> _Exercise task_: Leave out the pictures, and retype only the lines from the beginning of the material through the line that contains "import pandas as pd", including both.

┌──

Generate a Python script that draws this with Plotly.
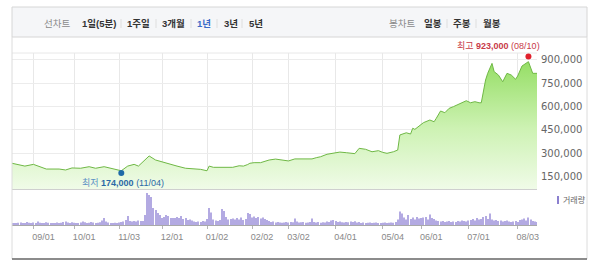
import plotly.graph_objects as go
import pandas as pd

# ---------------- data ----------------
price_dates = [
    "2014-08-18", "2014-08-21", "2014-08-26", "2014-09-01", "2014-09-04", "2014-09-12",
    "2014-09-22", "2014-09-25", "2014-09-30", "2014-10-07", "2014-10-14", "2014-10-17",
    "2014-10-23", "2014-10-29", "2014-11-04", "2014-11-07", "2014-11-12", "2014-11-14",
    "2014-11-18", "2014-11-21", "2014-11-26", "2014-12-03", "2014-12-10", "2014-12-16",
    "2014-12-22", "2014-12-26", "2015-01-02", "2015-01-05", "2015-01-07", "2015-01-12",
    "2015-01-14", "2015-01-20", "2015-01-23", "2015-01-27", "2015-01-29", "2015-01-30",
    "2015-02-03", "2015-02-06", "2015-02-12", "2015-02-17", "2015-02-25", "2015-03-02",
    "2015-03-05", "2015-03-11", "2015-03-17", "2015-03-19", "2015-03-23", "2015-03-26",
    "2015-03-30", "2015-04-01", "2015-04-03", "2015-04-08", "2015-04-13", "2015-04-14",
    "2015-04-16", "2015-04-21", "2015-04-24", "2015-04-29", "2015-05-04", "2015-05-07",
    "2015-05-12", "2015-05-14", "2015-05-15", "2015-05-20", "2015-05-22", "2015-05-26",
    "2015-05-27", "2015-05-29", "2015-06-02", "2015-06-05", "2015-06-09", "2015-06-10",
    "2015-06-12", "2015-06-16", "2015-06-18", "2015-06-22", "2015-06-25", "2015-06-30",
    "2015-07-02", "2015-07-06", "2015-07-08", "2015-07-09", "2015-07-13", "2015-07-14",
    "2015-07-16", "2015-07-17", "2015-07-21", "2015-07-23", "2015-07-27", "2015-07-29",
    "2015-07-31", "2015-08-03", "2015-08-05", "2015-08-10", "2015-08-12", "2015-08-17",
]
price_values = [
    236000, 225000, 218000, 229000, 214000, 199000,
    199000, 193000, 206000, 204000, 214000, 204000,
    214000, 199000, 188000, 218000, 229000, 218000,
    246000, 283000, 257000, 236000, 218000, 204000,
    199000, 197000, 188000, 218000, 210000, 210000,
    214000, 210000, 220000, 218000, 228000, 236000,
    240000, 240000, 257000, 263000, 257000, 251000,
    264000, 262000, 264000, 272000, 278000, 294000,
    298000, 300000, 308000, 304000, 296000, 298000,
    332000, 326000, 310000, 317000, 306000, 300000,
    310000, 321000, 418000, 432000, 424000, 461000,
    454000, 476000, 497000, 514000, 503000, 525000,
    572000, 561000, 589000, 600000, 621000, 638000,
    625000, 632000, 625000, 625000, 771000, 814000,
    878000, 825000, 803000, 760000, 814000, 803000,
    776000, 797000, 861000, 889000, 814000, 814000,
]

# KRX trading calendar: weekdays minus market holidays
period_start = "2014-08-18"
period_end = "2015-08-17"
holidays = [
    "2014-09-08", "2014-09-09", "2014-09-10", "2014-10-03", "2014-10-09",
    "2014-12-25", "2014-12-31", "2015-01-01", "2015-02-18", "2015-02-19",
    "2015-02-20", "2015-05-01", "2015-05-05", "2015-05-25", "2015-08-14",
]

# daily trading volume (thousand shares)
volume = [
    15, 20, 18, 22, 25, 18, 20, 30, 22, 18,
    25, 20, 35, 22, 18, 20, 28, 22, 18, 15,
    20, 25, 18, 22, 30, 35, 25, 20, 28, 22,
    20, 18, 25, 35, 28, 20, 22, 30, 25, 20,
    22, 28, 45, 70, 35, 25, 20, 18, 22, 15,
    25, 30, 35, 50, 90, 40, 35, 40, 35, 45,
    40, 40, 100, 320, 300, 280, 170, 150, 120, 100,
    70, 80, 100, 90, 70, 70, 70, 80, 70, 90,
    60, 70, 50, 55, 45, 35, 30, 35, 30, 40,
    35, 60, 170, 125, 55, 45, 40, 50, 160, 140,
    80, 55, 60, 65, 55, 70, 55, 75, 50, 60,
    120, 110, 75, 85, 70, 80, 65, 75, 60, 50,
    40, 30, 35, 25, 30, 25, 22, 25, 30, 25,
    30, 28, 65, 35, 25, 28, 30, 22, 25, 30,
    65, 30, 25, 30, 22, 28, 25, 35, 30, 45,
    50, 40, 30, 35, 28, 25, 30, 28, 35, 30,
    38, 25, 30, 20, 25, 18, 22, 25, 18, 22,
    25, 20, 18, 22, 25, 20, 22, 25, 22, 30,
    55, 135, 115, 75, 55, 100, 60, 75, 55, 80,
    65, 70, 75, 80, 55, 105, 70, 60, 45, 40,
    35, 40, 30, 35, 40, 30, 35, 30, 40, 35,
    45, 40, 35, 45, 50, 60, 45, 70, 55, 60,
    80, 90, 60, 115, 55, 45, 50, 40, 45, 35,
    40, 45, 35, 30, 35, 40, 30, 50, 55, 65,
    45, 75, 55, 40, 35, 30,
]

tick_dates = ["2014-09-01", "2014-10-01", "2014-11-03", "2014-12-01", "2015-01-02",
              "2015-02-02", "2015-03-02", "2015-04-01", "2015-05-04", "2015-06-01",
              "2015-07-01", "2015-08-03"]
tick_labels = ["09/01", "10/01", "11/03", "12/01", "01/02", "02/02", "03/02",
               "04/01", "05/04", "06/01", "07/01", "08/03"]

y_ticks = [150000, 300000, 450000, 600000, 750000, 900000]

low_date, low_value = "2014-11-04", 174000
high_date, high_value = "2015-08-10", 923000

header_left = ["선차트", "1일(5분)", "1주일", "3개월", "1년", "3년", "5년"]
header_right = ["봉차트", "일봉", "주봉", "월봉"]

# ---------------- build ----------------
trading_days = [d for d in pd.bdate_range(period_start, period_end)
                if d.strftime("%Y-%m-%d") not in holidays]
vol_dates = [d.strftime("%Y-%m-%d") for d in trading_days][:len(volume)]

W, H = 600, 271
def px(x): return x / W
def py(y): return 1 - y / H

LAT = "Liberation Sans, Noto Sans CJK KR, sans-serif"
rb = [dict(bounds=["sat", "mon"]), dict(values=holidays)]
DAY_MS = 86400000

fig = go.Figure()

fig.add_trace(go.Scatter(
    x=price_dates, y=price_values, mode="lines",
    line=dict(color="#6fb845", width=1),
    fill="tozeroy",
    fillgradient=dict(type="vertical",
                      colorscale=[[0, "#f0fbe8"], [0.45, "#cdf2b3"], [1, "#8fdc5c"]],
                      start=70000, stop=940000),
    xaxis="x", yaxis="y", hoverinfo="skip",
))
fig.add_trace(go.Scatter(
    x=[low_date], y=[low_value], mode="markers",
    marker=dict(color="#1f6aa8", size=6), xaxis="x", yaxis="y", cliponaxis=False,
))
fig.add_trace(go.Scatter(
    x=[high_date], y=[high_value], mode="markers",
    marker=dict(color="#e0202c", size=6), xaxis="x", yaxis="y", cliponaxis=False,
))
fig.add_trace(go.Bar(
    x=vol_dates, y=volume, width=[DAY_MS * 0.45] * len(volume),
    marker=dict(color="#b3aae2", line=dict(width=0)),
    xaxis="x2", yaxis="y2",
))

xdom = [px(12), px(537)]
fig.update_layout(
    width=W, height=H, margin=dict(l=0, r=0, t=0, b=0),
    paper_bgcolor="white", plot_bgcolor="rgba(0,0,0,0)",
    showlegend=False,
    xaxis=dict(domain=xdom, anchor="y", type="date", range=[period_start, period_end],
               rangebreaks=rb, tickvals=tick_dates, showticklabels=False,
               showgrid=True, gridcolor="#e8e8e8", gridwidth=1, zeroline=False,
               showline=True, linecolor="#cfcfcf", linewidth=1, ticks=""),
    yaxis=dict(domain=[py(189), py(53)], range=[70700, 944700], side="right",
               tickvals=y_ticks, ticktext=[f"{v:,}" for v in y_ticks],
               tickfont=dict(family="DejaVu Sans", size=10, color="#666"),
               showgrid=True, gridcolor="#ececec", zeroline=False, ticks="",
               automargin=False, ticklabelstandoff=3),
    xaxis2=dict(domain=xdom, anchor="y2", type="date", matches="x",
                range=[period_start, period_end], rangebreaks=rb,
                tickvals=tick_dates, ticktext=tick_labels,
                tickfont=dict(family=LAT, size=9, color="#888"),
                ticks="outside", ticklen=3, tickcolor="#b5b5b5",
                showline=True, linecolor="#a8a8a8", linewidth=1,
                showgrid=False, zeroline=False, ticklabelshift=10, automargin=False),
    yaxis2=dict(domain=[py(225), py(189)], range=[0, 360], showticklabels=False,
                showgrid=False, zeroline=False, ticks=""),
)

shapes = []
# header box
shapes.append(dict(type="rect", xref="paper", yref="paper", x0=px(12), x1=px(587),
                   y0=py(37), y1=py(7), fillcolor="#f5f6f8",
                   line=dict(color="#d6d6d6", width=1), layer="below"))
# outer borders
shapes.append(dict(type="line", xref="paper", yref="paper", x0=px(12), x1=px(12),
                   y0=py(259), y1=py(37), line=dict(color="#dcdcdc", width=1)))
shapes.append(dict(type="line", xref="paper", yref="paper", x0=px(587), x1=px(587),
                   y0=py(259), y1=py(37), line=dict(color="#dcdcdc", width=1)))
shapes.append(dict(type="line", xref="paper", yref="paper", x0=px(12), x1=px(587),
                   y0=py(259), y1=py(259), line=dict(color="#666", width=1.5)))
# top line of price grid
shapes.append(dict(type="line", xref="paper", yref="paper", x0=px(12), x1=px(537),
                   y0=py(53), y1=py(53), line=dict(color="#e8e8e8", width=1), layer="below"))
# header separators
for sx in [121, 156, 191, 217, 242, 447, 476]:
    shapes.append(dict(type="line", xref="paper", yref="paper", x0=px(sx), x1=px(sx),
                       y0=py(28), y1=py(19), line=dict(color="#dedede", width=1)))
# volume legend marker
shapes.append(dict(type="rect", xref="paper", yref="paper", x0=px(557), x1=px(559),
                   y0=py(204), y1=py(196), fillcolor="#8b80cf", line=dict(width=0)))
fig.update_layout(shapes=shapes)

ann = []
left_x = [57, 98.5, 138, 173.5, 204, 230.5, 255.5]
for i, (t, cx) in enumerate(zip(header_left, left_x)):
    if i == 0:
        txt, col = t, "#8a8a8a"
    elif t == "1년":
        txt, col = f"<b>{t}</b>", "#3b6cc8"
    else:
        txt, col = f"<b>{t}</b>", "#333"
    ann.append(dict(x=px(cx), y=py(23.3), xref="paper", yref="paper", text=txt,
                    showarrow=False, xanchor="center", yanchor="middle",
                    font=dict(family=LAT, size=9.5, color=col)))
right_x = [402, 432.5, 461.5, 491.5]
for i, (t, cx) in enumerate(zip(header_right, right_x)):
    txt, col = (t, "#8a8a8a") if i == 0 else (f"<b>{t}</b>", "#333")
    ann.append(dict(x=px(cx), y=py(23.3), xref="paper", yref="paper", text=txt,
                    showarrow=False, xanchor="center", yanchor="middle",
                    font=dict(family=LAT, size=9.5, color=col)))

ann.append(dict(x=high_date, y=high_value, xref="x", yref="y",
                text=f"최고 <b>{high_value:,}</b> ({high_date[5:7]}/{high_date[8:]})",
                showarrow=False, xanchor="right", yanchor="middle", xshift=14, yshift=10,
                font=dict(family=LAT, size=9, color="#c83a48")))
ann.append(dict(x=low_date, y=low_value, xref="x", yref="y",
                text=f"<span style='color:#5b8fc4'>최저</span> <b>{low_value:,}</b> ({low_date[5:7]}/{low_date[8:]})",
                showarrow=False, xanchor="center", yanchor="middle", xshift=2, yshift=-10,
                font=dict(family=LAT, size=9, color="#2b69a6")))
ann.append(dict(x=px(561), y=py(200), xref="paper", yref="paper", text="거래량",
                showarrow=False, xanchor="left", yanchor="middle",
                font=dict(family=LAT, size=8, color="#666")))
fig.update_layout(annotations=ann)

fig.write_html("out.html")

└──

> _Solved problem_:
Generate a Python script that draws this with Plotly.
import plotly.graph_objects as go
import pandas as pd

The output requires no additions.